A second chance on the court

Nate Stitchell: Assistant Basketball Coach

When Lisa Silva saw her son out on the court for the first time this year, she cried.

By her own account, seeing Nate Stitchell out there on the court once again was an emotional moment for her, but something was different. Instead of the Keene State Owls uniform she has grown accustomed to seeing her son dressed in, he wore a suit, and he wasn’t out running from stripe to stripe putting up jump shots and layups; he was pacing behind the KSC bench, coaching.

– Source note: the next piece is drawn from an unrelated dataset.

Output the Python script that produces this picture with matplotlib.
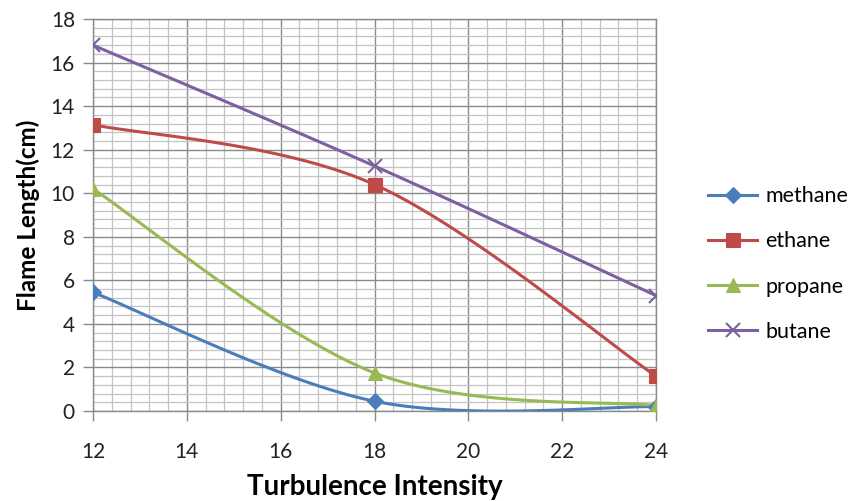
import numpy as np
import matplotlib
matplotlib.use("Agg")
import matplotlib.pyplot as plt
from matplotlib.ticker import MultipleLocator

turbulence = [12, 18, 24]
methane = [5.45, 0.45, 0.2]
ethane = [13.15, 10.4, 1.6]
propane = [10.2, 1.75, 0.25]
butane = [16.8, 11.25, 5.3]

series_names = ["methane", "ethane", "propane", "butane"]
series_values = [methane, ethane, propane, butane]
colors = ["#4A7EBB", "#BE4B48", "#98B954", "#7D60A0"]
markers = ["D", "s", "^", "x"]
msizes = [8.5, 10.5, 10.5, 10.5]

plt.rcParams['font.family'] = ['Lato', 'DejaVu Sans']


def smooth(xs, ys, n=60):
    pts = np.column_stack([xs, ys]).astype(float)
    m = len(pts)
    out = []
    for i in range(m - 1):
        p0 = pts[max(i - 1, 0)]
        p1 = pts[i]
        p2 = pts[i + 1]
        p3 = pts[min(i + 2, m - 1)]
        c1 = p1 + (p2 - p0) / 6.0
        c2 = p2 - (p3 - p1) / 6.0
        t = np.linspace(0, 1, n)[:, None]
        seg = ((1 - t) ** 3) * p1 + 3 * ((1 - t) ** 2) * t * c1 + 3 * (1 - t) * t ** 2 * c2 + t ** 3 * p2
        if i > 0:
            seg = seg[1:]
        out.append(seg)
    out = np.vstack(out)
    return out[:, 0], out[:, 1]


fig = plt.figure(figsize=(8.57, 5.01), dpi=100)
ax = fig.add_axes([0.1085, 0.1796, 0.657, 0.7824])

for name, vals, c, mk, ms in zip(series_names, series_values, colors, markers, msizes):
    sx, sy = smooth(turbulence, vals)
    ax.plot(sx, sy, color=c, lw=2.2, zorder=3, solid_capstyle='round')
    ax.plot(turbulence, vals, linestyle='none', marker=mk, color=c, markersize=ms,
            markeredgewidth=1.5 if mk == 'x' else 0.8, zorder=4)
    ax.plot([], [], color=c, lw=2.2, marker=mk, markersize=ms,
            markeredgewidth=1.5 if mk == 'x' else 0.8, label=name)

ax.set_xlim(12, 24)
ax.set_ylim(0, 18)
ax.xaxis.set_major_locator(MultipleLocator(2))
ax.xaxis.set_minor_locator(MultipleLocator(0.4))
ax.yaxis.set_major_locator(MultipleLocator(2))
ax.yaxis.set_minor_locator(MultipleLocator(0.4))
ax.grid(which='major', color='#8a8a8a', lw=1.0, zorder=0)
ax.grid(which='minor', color='#c4c4c4', lw=0.9, zorder=0)
ax.set_axisbelow(True)
for s in ax.spines.values():
    s.set_color('#8a8a8a')
    s.set_linewidth(1.0)
ax.tick_params(axis='both', which='major', direction='out', length=7, width=1,
               color='#8a8a8a', labelsize=15, labelcolor='#222222')
ax.tick_params(axis='x', which='major', pad=15)
ax.tick_params(axis='y', which='major', pad=6)
ax.tick_params(which='minor', length=0)

ax.set_xlabel("Turbulence Intensity", fontsize=20, fontweight='bold', labelpad=9)
ax.set_ylabel("Flame Length(cm)", fontsize=17.5, fontweight='bold', labelpad=8)

leg = fig.legend(loc='upper left', bbox_to_anchor=(0.804, 0.667), frameon=False,
                 fontsize=15.5, handlelength=2.25, labelspacing=1.17, handletextpad=0.4)

fig.savefig("out.png", dpi=100)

The journey up to that point is why Silva said tears were coming from her eyes.

Tim Smith/photo Editor

Tim Smith/photo Editor

That journey began when Stitchell came home with a sign-up form for his town-league basketball team. Lisa said she was on her way out the door when Stitchell brought up the opportunity, and with the okay from his parents, he went to work on what would become Stitchell’s passion. This  passion would later land him a scholarship to play at Mercy College in New York before landing with the Owls for his final two years as a collegiate player.

Stitchell admits that he didn’t get there alone, however his mother, who works as a nurse, would work multiple jobs for long hours and still find a way to get her son to practice, to see him play in a game or get him those new basketball sneakers he needed or the camps he attended to hone his skills. “I worked my schedule around my boys, around Nathan, that was my future,” Silva said.

That dedication to family rubbed off on Stitchell, according to his mother. After his grandfather passed away and his grandmother was diagnosed with cancer, he immediately packed a bag, basketball sneakers included, and went to go help take care of her.  All at the same time he was trying to balance school and basketball with the priorities of his family. His grandmother has since passed away, but Stitchell credited both of his grandparents, along with his with supporting him and pays tribute to them with their names written both on his arm and on his basketball sneakers.

“My grandparents were extremely hard-working. They helped raise me. I owe them a lot of the credit. They believed in my brother and I, along with my mom believing in us as well,” Stitchell stated.

After keeping his word to his mother and earning a basketball scholarship to Mercy College, Stitchell decided to leave the division one school to come to KSC, where he eventually took over as starting point guard for the Owls. However, according to Stitchell, more family medical problems made him consider taking a step back from the sport of basketball.

His mother was diagnosed with cancer, but despite this, Stitchell played. In his senior year, he helped his team win a Little East Conference (LEC) championship and an appearance in the NCAA tournament’s Sweet 16 round. He did this all while leading the LEC in steals and leading the team in points at the same time, according to the Keene Owls website.

Silva said she would go to games in her condition, even after receiving chemotherapy the same day and fighting the side effects of the treatment. She said that seeing her son out on the court made it all worth it.

Men’s basketball coach Ryan Cain said that Stitchell was the type of player every coach wishes for.

“Nate, as a player, was basically…a coach’s dream,” Cain said.

Tim Smith/photo Editor

Tim Smith/photo Editor

Cain added that Stitchell acted as somewhat of a coach while he was playing guard for the Owls. “…I think ultimately everyone was on the same page because of the leadership he provided,” said Cain.

Now that he’s hung up his Owls jersey, both Cain and current KSC student athletes have seen the benefits of having Stitchell on the bench early on in the season. “I actually really like him as a coach. He pushes me. He knows all of our tendencies. He’s played with us before. He’s able to see different things in [a] different perspective, in a different way… he’s been in our position,” senior basketball player Rodney Jean-Marie said.

Still, Silva said that her son was still out there practicing his dribbling skills with his teammates before the first game.

“He was the only coach out there dribbling a basketball between his legs in a suit,” Silva joked.

Stitchell is still playing semi-professional basketball while working toward his master’s degree.

Stitchell said that his dedication to the game and his desire to stay involved in the game comes down to his passion and paying homage to those who can’t be in his position.

“I do it because I love it. A lot of my friends that have recently passed away will never get the chance and where I’m from (Rhode Island), nobody gets these chances.”